En résumé, un même terme du texte original peut se traduire par divers équivalents distincts selon la finalité poursuivie par le texte d’arrivée, qu’elle soit informative ou instrumentale (Nord 1997). Notre exemple de clause d’exonération en serait une bonne illustration, où les termes tels que daños especiales, indirectos, consecuentes, incidentales, punitivos, peuvent être traduits d’une certaine façon dans le cas d’une traduction de type informatif. En effet, dans ce cas, nous pouvons utiliser les emprunts des institutions juridiques étrangères étant donné que, comme nous l’avons vérifié, elles ont été transposées en droit espagnol par la doctrine. Par conséquent, l’acte de communication se produit sans distorsion. Cependant, lorsque la traduction est instrumentale, nous devons avoir recours à d’autres techniques de traduction qui respectent le droit positif national et qui, certainement, impliqueront un degré d’adaptation linguistique et juridique accru.

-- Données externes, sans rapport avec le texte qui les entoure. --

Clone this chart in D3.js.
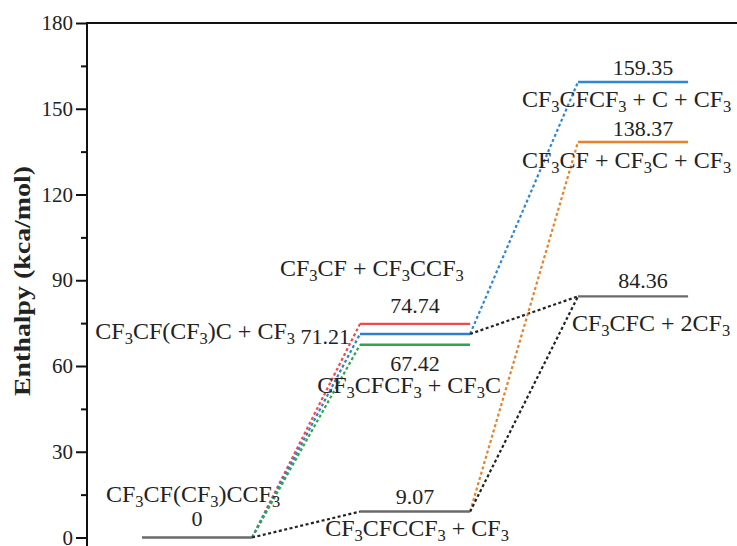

Quoi qu’il en soit, tant la traduction référentielle que la traduction instrumentale doivent être précédées d’un travail de documentation exhaustif. Ce travail de recherche documentaire peut être simplifié dans le premier cas, grâce à l’existence d’une doctrine abondante qui a incorporé ou transplanté par ses études les termes juridiques en anglais. Toutefois, il ne saurait être résolu par le seul recours aux moyens habituels, telle la consultation de dictionnaires spécialisés ou de textes parallèles. Le travail comparé est essentiel en matière de traduction juridique et les traducteurs apprécieraient que les juristes s’occupent davantage du droit comparé. Les exigences d’une mondialisation croissante et la réalité du travail quotidien du traducteur juridique, qui ne jouit toujours pas d’une reconnaissance sociale et économique suffisante, justifient une plus grande coopération entre juristes et traducteurs, ce qui favoriserait, en outre, la spécialisation de nouveaux professionnels dans des domaines multidisciplinaires, tels que le droit comparé et la linguistique juridique.